━━━━━ Dataset content ━━━━━

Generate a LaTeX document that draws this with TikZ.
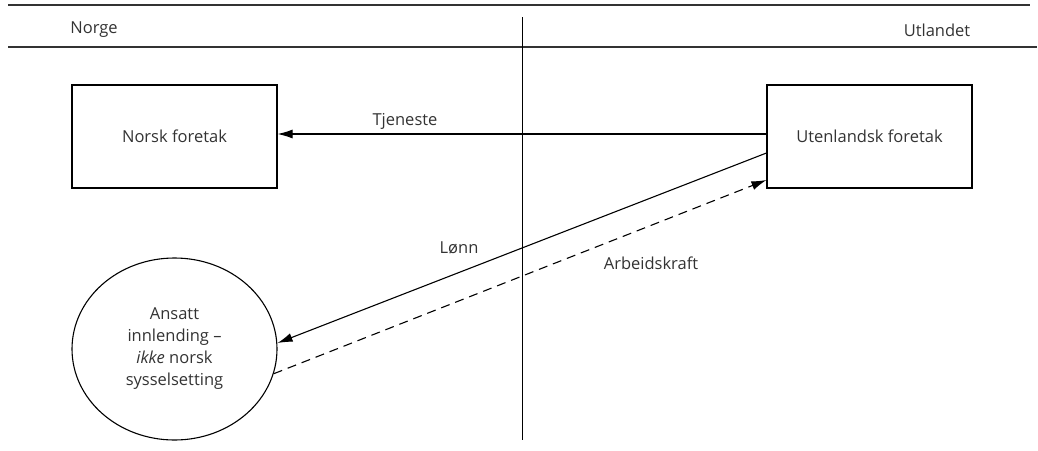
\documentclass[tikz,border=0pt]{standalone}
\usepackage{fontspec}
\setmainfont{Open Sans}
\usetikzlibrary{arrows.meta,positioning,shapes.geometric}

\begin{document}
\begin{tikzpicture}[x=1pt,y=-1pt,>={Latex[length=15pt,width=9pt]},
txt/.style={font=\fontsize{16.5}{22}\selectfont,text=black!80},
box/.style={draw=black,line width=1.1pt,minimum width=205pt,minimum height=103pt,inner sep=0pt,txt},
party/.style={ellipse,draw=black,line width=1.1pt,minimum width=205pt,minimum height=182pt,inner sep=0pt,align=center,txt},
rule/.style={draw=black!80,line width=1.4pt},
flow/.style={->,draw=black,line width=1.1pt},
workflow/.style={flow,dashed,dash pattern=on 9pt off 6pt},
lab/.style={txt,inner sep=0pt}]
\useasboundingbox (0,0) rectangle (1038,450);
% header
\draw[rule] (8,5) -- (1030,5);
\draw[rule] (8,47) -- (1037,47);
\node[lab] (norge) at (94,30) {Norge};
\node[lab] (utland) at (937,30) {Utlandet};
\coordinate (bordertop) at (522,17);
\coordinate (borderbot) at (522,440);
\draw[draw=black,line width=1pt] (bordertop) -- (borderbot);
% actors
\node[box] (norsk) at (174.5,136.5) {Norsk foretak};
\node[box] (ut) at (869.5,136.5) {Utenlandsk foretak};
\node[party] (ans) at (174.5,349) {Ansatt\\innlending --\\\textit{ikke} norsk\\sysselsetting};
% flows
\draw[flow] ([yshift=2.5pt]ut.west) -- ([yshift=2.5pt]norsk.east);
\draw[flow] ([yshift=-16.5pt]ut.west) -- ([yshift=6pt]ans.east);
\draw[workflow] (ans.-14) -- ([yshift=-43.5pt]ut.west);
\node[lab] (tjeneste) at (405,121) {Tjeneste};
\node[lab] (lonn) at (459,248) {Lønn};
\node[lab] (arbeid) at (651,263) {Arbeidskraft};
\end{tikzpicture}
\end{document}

━━━━━

*What to do*: Leave out the pictures and give the listing above again exactly.

*Expected answer*:
Generate a LaTeX document that draws this with TikZ.
\documentclass[tikz,border=0pt]{standalone}
\usepackage{fontspec}
\setmainfont{Open Sans}
\usetikzlibrary{arrows.meta,positioning,shapes.geometric}

\begin{document}
\begin{tikzpicture}[x=1pt,y=-1pt,>={Latex[length=15pt,width=9pt]},
txt/.style={font=\fontsize{16.5}{22}\selectfont,text=black!80},
box/.style={draw=black,line width=1.1pt,minimum width=205pt,minimum height=103pt,inner sep=0pt,txt},
party/.style={ellipse,draw=black,line width=1.1pt,minimum width=205pt,minimum height=182pt,inner sep=0pt,align=center,txt},
rule/.style={draw=black!80,line width=1.4pt},
flow/.style={->,draw=black,line width=1.1pt},
workflow/.style={flow,dashed,dash pattern=on 9pt off 6pt},
lab/.style={txt,inner sep=0pt}]
\useasboundingbox (0,0) rectangle (1038,450);
% header
\draw[rule] (8,5) -- (1030,5);
\draw[rule] (8,47) -- (1037,47);
\node[lab] (norge) at (94,30) {Norge};
\node[lab] (utland) at (937,30) {Utlandet};
\coordinate (bordertop) at (522,17);
\coordinate (borderbot) at (522,440);
\draw[draw=black,line width=1pt] (bordertop) -- (borderbot);
% actors
\node[box] (norsk) at (174.5,136.5) {Norsk foretak};
\node[box] (ut) at (869.5,136.5) {Utenlandsk foretak};
\node[party] (ans) at (174.5,349) {Ansatt\\innlending --\\\textit{ikke} norsk\\sysselsetting};
% flows
\draw[flow] ([yshift=2.5pt]ut.west) -- ([yshift=2.5pt]norsk.east);
\draw[flow] ([yshift=-16.5pt]ut.west) -- ([yshift=6pt]ans.east);
\draw[workflow] (ans.-14) -- ([yshift=-43.5pt]ut.west);
\node[lab] (tjeneste) at (405,121) {Tjeneste};
\node[lab] (lonn) at (459,248) {Lønn};
\node[lab] (arbeid) at (651,263) {Arbeidskraft};
\end{tikzpicture}
\end{document}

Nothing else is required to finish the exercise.